Just three years after the Model J was unveiled, Duesenberg began offering variants of the standard chassis with the hope of buoying sales. The supercharged SJ appeared in 1932 and proved popular with 36 examples built. Yet not all buyers were interested strictly in performance. By the mid-1930s, Duesenberg was offering a pricey car that didn’t even look particularly up-to-date. Other high-end manufacturers such as Cadillac, Packard and even Pierce-Arrow were adopting the latest streamlined styling, and the Model J was beginning to look obsolete.
In 1935, Duesenberg came up with the JN. In an attempt to imbue the new JN series with a clean, modern image and restore integrity to the marque’s refined aesthetic sensibilities, Duesenberg commissioned Rollston of New York City to fashion a line of tasteful body styles.

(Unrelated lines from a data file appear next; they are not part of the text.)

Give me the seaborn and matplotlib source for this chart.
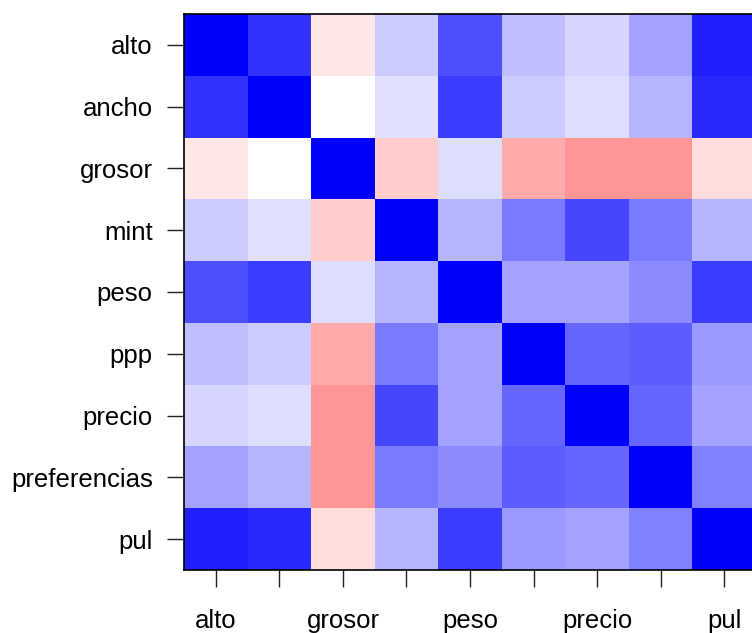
import numpy as np
import pandas as pd
import seaborn as sns
import matplotlib
matplotlib.use("Agg")
import matplotlib.pyplot as plt
from matplotlib.colors import LinearSegmentedColormap

variables = ["alto", "ancho", "grosor", "mint", "peso", "ppp", "precio", "preferencias", "pul"]
x_tick_labels = ["alto", "", "grosor", "", "peso", "", "precio", "", "pul"]

alto         = [1.00, 0.80, -0.09, 0.20, 0.69, 0.25, 0.16, 0.36, 0.87]
ancho        = [0.80, 1.00, 0.00, 0.12, 0.76, 0.20, 0.13, 0.29, 0.84]
grosor       = [-0.09, 0.00, 1.00, -0.20, 0.13, -0.33, -0.41, -0.41, -0.13]
mint         = [0.20, 0.12, -0.20, 1.00, 0.29, 0.52, 0.72, 0.52, 0.29]
peso         = [0.69, 0.76, 0.13, 0.29, 1.00, 0.36, 0.36, 0.45, 0.76]
ppp          = [0.25, 0.20, -0.33, 0.52, 0.36, 1.00, 0.60, 0.64, 0.40]
precio       = [0.16, 0.13, -0.41, 0.72, 0.36, 0.60, 1.00, 0.60, 0.36]
preferencias = [0.36, 0.29, -0.41, 0.52, 0.45, 0.64, 0.60, 1.00, 0.49]
pul          = [0.87, 0.84, -0.13, 0.29, 0.76, 0.40, 0.36, 0.49, 1.00]

corr = pd.DataFrame([alto, ancho, grosor, mint, peso, ppp, precio, preferencias, pul],
                    index=variables, columns=variables)

sns.set_style("white")
plt.rcParams['font.family'] = ['Liberation Sans', 'DejaVu Sans']

cmap = LinearSegmentedColormap.from_list("rwb", ["#ff0000", "#ffffff", "#0000ff"], N=257)

W, H = 752, 633
fig = plt.figure(figsize=(W / 100, H / 100), dpi=100)
left, right, top, bottom = 184, 756, 14, 570
ax = fig.add_axes([left / W, 1 - bottom / H, (right - left) / W, (bottom - top) / H])

sns.heatmap(corr, ax=ax, cmap=cmap, vmin=-1, vmax=1, cbar=False,
            xticklabels=x_tick_labels, yticklabels=variables)

for s in ax.spines.values():
    s.set_visible(True)
    s.set_color("black")
    s.set_linewidth(1.2)

ax.tick_params(axis="both", direction="out", length=12, width=1.0, color="#222222",
               labelsize=18.5, labelcolor="black", bottom=True, left=True)
ax.tick_params(axis="x", pad=16, labelrotation=0)
ax.tick_params(axis="y", pad=10.5, labelrotation=0)
for lab in ax.get_yticklabels():
    lab.set_va("center_baseline")
ax.set_xlabel("")
ax.set_ylabel("")

fig.savefig("out.png", dpi=100, facecolor="white")
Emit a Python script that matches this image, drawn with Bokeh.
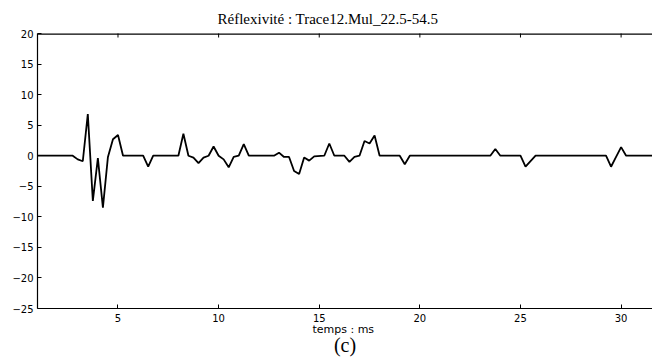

As one of Duesenberg’s longest-standing and most trusted collaborators, Rollston succeeded in combining streamlined contours with the elegant, classical restraint of the original Model J. In total, just three body styles were offered: convertible coupes and convertible sedans were available on the standard-length chassis, while sport sedans were produced strictly for the long-wheelbase chassis.
Signature styling cues included soft, sweeping curves, smaller 17" disc wheels, skirted front fenders, small dual taillights in place of the classic Duesenberg “stop” light and elegant carriage-body sills that brought the bottom of the doors very close to the running boards. On all JN body styles, the roofline, beltline and side molding were carefully arranged and integrated to introduce a long, sloping rear deck and thus, a graceful profile.
It is believed that only 10 JNs were built, of which four examples were bodied as convertible coupes, style number 434. All of Rollston’s JN body styles were delivered to Duesenberg “in the white,” ready for paint and trim to customer preference.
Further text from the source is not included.